The edition I read has an author interview in the back, which is pretty interesting. The author is asked why he calls this a fable. I had missed this designation on the title page, so I went back and there it was -- The Boy in the Striped Pajamas: A Fable. A fable is basically a story which contains a moral. The author says that he wants to make this not simply about one concentration camp in one war. He wants the reader to be able to relate the story to any time period and any war. This is also why he never uses the word Auschwitz, but instead lets nine year old Bruno pronounce it Out-With. Bruno also calls Hitler the Fury instead of the Fuhrer. The moral is simple. Complacency is dangerous. Looking back, we all wonder how something like the Holocaust could have happened. Surely we would have spoken up or done something.
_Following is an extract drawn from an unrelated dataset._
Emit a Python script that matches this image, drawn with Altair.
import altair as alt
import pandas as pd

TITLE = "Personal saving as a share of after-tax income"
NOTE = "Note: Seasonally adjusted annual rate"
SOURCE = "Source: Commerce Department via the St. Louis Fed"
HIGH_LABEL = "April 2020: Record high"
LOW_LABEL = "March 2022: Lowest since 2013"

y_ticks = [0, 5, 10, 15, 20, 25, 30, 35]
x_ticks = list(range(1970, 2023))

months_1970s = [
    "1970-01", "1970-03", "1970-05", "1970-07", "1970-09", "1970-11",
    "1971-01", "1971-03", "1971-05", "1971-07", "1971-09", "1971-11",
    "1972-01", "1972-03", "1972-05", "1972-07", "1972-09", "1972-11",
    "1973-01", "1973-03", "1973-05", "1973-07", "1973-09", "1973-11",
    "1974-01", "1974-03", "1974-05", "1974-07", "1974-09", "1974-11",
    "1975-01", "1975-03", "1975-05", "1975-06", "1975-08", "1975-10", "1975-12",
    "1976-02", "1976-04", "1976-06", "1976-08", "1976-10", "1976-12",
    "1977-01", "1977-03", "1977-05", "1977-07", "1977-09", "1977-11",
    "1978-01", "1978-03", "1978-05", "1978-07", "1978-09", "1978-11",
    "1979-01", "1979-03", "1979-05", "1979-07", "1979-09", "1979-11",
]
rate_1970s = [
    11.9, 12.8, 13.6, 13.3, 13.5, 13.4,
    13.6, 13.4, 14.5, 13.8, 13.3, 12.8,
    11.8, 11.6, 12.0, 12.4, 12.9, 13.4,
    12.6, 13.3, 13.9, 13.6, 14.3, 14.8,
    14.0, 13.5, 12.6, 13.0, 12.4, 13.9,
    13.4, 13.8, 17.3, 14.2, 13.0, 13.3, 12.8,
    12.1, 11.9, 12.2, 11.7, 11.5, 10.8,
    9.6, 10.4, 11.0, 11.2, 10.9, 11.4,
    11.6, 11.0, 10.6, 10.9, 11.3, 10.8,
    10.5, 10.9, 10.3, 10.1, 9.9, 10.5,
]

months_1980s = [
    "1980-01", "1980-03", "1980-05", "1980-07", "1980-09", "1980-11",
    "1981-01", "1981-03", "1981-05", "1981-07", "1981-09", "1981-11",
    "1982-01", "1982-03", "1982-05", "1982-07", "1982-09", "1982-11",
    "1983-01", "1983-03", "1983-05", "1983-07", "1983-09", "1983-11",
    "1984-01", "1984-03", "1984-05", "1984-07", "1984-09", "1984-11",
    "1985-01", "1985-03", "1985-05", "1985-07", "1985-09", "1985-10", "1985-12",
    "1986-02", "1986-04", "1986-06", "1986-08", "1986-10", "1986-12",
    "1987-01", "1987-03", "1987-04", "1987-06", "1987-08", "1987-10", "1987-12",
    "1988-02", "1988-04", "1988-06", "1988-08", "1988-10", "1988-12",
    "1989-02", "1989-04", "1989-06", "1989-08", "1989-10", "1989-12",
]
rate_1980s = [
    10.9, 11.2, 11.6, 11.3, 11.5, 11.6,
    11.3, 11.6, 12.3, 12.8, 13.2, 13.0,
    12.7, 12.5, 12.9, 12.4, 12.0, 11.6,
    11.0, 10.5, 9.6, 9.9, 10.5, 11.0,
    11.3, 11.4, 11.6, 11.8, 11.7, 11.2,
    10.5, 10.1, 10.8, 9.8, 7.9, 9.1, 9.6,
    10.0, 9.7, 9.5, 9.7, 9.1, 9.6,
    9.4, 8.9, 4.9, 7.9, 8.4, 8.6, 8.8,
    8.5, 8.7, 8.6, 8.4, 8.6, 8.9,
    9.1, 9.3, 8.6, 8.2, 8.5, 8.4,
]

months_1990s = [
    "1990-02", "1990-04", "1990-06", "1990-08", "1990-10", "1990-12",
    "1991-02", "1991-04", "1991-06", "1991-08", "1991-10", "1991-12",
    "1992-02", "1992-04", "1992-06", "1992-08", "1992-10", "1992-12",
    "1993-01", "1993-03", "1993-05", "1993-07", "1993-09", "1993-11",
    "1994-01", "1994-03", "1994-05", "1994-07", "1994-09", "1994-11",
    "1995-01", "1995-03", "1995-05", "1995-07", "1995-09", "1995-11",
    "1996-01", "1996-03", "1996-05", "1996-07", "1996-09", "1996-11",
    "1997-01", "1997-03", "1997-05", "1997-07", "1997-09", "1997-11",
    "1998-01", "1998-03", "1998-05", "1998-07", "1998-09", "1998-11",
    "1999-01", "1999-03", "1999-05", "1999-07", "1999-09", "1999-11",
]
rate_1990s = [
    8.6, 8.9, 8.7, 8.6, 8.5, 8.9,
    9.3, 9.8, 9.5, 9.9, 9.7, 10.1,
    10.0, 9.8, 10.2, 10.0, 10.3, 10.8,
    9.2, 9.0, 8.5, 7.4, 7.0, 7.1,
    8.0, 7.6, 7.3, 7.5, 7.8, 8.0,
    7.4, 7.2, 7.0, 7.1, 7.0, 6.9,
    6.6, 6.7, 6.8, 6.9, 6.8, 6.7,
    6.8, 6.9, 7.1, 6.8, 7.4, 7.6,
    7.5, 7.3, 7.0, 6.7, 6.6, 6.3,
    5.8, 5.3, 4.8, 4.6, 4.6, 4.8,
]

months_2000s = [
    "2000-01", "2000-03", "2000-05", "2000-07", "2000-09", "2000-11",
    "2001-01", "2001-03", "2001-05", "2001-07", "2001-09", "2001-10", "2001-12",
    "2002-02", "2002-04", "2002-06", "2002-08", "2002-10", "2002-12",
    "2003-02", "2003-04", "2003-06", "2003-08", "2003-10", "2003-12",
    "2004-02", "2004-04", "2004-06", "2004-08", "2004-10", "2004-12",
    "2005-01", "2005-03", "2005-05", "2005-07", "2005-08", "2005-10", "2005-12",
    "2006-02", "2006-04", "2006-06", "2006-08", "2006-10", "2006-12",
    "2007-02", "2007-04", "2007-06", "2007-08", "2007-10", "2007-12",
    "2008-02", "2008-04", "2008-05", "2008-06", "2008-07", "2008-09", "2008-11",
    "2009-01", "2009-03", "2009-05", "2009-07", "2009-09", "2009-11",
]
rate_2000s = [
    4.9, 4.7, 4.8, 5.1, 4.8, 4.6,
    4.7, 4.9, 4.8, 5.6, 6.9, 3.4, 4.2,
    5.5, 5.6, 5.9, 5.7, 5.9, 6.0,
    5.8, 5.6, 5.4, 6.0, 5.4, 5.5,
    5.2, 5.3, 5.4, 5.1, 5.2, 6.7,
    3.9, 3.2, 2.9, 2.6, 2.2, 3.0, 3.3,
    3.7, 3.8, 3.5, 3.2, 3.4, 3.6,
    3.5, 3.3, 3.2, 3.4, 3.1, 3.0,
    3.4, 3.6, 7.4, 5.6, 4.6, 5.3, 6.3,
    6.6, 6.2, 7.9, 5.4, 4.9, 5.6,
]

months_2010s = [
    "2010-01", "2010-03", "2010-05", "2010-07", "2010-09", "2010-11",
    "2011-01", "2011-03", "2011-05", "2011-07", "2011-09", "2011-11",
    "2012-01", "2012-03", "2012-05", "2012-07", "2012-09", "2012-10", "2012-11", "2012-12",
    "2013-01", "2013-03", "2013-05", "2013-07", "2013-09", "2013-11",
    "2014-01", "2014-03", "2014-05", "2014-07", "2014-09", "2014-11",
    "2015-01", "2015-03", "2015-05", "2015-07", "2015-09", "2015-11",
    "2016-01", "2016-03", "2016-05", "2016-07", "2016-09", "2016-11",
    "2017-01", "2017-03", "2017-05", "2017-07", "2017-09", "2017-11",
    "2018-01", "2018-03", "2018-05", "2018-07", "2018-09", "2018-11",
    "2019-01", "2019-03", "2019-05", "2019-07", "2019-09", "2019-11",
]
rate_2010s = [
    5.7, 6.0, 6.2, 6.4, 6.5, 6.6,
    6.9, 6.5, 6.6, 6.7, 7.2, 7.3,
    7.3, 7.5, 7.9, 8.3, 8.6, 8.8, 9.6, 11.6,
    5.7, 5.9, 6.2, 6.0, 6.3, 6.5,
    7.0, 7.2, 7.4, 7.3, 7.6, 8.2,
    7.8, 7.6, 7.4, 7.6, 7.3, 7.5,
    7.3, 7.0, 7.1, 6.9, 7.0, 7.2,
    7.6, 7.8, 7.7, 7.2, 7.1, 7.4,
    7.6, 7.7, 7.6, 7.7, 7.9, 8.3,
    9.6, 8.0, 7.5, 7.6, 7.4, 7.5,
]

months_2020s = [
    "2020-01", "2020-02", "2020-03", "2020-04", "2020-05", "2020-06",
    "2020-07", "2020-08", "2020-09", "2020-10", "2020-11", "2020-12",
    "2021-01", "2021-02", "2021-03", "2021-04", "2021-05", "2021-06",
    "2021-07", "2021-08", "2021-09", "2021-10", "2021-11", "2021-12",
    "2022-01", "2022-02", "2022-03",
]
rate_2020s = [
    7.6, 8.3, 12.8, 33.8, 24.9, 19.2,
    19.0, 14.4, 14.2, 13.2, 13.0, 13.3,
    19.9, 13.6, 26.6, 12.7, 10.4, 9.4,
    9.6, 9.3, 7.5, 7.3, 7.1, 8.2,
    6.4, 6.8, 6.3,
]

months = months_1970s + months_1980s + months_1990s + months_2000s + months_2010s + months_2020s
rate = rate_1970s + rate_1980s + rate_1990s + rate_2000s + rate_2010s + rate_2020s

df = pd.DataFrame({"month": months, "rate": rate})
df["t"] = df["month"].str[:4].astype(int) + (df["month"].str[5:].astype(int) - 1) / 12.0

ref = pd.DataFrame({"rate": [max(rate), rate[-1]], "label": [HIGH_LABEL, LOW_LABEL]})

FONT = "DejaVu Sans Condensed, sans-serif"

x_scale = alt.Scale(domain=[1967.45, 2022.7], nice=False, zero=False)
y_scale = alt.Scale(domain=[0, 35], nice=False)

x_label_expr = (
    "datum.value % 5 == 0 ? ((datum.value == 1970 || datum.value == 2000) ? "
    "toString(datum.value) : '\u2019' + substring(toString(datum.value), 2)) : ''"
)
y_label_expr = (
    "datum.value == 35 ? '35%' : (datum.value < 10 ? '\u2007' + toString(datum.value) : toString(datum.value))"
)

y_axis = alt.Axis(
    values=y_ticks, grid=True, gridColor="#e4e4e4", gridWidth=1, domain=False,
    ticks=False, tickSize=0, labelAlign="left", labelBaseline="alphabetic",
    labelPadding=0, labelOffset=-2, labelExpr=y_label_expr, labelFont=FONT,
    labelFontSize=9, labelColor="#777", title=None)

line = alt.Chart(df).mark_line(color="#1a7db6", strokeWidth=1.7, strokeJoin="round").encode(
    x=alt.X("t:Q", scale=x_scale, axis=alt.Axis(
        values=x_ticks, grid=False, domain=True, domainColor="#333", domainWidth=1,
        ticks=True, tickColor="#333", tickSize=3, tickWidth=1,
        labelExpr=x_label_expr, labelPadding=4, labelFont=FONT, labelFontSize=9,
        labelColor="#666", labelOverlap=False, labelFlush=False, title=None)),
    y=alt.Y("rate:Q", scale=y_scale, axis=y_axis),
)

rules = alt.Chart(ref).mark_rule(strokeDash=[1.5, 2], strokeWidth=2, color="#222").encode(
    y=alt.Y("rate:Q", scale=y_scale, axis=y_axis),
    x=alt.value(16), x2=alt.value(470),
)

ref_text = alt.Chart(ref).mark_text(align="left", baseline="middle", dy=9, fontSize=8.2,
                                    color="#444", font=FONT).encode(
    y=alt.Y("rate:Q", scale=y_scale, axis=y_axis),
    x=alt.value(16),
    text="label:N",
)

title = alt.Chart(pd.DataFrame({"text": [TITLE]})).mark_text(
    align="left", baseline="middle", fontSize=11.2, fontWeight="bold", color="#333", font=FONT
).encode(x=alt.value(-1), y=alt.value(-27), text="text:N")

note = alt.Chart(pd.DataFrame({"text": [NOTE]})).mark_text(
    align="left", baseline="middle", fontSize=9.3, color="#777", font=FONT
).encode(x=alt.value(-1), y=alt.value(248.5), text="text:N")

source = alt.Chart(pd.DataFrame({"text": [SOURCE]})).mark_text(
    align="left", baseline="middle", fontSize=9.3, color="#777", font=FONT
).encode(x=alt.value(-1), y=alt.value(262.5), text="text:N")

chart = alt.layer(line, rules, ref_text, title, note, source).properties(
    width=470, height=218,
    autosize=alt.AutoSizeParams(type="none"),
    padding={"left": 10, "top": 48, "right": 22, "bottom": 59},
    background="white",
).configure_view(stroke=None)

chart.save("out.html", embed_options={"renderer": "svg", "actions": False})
The question we need to ask, and this is the message that Boyne is trying to get across, is what are we doing about the genocide that is taking place today?
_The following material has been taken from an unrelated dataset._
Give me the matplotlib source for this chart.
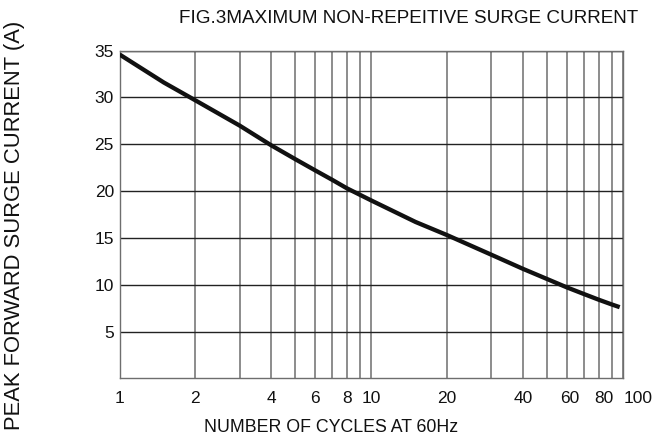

There were a couple people who didn't read the book because of the subject matter. They felt it would be too disturbing. Those who did read it really enjoyed the book. I guess it's kind of strange to say you enjoyed a book which deals with such a terrible chapter in history, but you know what I mean. It is well-written and makes the reader think. For me, that's what good literature does. The only problem a couple people had with the book is that they felt that a nine year old would have been more aware of what was going on around him. I disagree. I think Bruno knew that something terrible was happening, but he didn't understand what it was. I've heard some people compare this to The Book Thief by Markus Zusak. In that it is a book about a child's view of the Holocaust, I agree. However, I think the similarities end there. I think because this book is written in third person, I never really identified with Bruno quite as much as I did the characters in The Book Thief. The Boy in the Striped Pajamas deals with a horrific tragedy that possibly could have been prevented. Hopefully, we never forget this. I'll leave you with a line from the book that I think pretty much sums it up. "Fences like this exist all over the world. We hope you never have to encounter one."